**PROVIDED INFORMATION**
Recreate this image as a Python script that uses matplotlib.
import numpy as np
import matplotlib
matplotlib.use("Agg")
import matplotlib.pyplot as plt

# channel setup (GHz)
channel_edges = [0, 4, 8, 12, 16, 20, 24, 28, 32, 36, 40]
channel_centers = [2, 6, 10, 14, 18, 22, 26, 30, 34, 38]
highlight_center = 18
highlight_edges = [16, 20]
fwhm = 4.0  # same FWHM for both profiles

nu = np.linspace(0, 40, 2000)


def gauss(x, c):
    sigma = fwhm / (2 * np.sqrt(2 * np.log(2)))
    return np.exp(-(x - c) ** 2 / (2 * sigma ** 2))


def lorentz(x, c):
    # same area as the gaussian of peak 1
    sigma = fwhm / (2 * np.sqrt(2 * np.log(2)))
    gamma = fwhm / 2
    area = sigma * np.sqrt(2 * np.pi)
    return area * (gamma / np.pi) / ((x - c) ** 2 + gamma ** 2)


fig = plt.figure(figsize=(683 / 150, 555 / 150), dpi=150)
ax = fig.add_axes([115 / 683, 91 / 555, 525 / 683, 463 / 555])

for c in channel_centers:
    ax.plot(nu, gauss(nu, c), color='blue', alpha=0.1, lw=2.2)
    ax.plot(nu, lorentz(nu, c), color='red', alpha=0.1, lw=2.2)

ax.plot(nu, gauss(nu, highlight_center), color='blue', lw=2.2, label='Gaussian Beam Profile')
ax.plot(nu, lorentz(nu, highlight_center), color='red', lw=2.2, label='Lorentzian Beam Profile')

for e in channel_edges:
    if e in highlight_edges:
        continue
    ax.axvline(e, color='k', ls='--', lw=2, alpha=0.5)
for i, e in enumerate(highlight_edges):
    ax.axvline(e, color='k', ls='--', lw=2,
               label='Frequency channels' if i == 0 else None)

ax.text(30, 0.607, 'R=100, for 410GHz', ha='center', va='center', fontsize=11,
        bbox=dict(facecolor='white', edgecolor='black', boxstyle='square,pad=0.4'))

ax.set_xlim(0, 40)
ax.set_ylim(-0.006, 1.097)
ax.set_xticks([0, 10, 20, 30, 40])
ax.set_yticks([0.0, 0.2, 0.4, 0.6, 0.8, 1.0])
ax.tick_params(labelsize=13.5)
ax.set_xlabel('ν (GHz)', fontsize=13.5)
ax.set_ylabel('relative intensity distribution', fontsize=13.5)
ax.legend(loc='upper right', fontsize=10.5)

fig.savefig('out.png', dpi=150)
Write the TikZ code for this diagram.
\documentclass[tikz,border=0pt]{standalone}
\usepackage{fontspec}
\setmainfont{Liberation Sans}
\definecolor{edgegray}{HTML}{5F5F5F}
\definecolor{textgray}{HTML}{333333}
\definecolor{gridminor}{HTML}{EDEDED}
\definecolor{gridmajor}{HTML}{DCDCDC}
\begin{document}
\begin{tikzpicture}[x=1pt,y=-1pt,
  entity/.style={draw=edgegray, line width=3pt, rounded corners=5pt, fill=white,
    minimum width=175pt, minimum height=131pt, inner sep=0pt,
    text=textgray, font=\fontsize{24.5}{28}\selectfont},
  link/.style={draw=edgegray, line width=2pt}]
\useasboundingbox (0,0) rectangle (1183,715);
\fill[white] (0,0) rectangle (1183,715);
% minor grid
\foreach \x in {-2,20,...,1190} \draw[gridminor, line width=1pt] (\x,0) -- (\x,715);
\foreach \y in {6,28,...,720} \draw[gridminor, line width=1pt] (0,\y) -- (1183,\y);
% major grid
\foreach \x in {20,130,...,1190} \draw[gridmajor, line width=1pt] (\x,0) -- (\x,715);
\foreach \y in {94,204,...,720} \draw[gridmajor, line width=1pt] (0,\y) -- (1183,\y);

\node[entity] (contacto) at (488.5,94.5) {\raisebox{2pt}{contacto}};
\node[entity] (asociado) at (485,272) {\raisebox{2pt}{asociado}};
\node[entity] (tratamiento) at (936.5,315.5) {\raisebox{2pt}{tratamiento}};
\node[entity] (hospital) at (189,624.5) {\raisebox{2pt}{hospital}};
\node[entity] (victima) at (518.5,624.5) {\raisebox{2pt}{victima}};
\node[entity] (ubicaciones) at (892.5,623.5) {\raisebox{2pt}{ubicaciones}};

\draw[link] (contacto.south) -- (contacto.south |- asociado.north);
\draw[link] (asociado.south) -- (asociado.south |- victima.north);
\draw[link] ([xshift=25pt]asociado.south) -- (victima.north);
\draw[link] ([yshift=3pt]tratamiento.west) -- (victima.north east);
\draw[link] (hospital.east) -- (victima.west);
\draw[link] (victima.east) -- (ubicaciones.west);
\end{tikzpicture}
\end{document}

**WHAT YOU ARE ASKED TO DO**
Copy every line of the records word for word.

**THE COMPLETED TASK**
Recreate this image as a Python script that uses matplotlib.
import numpy as np
import matplotlib
matplotlib.use("Agg")
import matplotlib.pyplot as plt

# channel setup (GHz)
channel_edges = [0, 4, 8, 12, 16, 20, 24, 28, 32, 36, 40]
channel_centers = [2, 6, 10, 14, 18, 22, 26, 30, 34, 38]
highlight_center = 18
highlight_edges = [16, 20]
fwhm = 4.0  # same FWHM for both profiles

nu = np.linspace(0, 40, 2000)


def gauss(x, c):
    sigma = fwhm / (2 * np.sqrt(2 * np.log(2)))
    return np.exp(-(x - c) ** 2 / (2 * sigma ** 2))


def lorentz(x, c):
    # same area as the gaussian of peak 1
    sigma = fwhm / (2 * np.sqrt(2 * np.log(2)))
    gamma = fwhm / 2
    area = sigma * np.sqrt(2 * np.pi)
    return area * (gamma / np.pi) / ((x - c) ** 2 + gamma ** 2)


fig = plt.figure(figsize=(683 / 150, 555 / 150), dpi=150)
ax = fig.add_axes([115 / 683, 91 / 555, 525 / 683, 463 / 555])

for c in channel_centers:
    ax.plot(nu, gauss(nu, c), color='blue', alpha=0.1, lw=2.2)
    ax.plot(nu, lorentz(nu, c), color='red', alpha=0.1, lw=2.2)

ax.plot(nu, gauss(nu, highlight_center), color='blue', lw=2.2, label='Gaussian Beam Profile')
ax.plot(nu, lorentz(nu, highlight_center), color='red', lw=2.2, label='Lorentzian Beam Profile')

for e in channel_edges:
    if e in highlight_edges:
        continue
    ax.axvline(e, color='k', ls='--', lw=2, alpha=0.5)
for i, e in enumerate(highlight_edges):
    ax.axvline(e, color='k', ls='--', lw=2,
               label='Frequency channels' if i == 0 else None)

ax.text(30, 0.607, 'R=100, for 410GHz', ha='center', va='center', fontsize=11,
        bbox=dict(facecolor='white', edgecolor='black', boxstyle='square,pad=0.4'))

ax.set_xlim(0, 40)
ax.set_ylim(-0.006, 1.097)
ax.set_xticks([0, 10, 20, 30, 40])
ax.set_yticks([0.0, 0.2, 0.4, 0.6, 0.8, 1.0])
ax.tick_params(labelsize=13.5)
ax.set_xlabel('ν (GHz)', fontsize=13.5)
ax.set_ylabel('relative intensity distribution', fontsize=13.5)
ax.legend(loc='upper right', fontsize=10.5)

fig.savefig('out.png', dpi=150)
Write the TikZ code for this diagram.
\documentclass[tikz,border=0pt]{standalone}
\usepackage{fontspec}
\setmainfont{Liberation Sans}
\definecolor{edgegray}{HTML}{5F5F5F}
\definecolor{textgray}{HTML}{333333}
\definecolor{gridminor}{HTML}{EDEDED}
\definecolor{gridmajor}{HTML}{DCDCDC}
\begin{document}
\begin{tikzpicture}[x=1pt,y=-1pt,
  entity/.style={draw=edgegray, line width=3pt, rounded corners=5pt, fill=white,
    minimum width=175pt, minimum height=131pt, inner sep=0pt,
    text=textgray, font=\fontsize{24.5}{28}\selectfont},
  link/.style={draw=edgegray, line width=2pt}]
\useasboundingbox (0,0) rectangle (1183,715);
\fill[white] (0,0) rectangle (1183,715);
% minor grid
\foreach \x in {-2,20,...,1190} \draw[gridminor, line width=1pt] (\x,0) -- (\x,715);
\foreach \y in {6,28,...,720} \draw[gridminor, line width=1pt] (0,\y) -- (1183,\y);
% major grid
\foreach \x in {20,130,...,1190} \draw[gridmajor, line width=1pt] (\x,0) -- (\x,715);
\foreach \y in {94,204,...,720} \draw[gridmajor, line width=1pt] (0,\y) -- (1183,\y);

\node[entity] (contacto) at (488.5,94.5) {\raisebox{2pt}{contacto}};
\node[entity] (asociado) at (485,272) {\raisebox{2pt}{asociado}};
\node[entity] (tratamiento) at (936.5,315.5) {\raisebox{2pt}{tratamiento}};
\node[entity] (hospital) at (189,624.5) {\raisebox{2pt}{hospital}};
\node[entity] (victima) at (518.5,624.5) {\raisebox{2pt}{victima}};
\node[entity] (ubicaciones) at (892.5,623.5) {\raisebox{2pt}{ubicaciones}};

\draw[link] (contacto.south) -- (contacto.south |- asociado.north);
\draw[link] (asociado.south) -- (asociado.south |- victima.north);
\draw[link] ([xshift=25pt]asociado.south) -- (victima.north);
\draw[link] ([yshift=3pt]tratamiento.west) -- (victima.north east);
\draw[link] (hospital.east) -- (victima.west);
\draw[link] (victima.east) -- (ubicaciones.west);
\end{tikzpicture}
\end{document}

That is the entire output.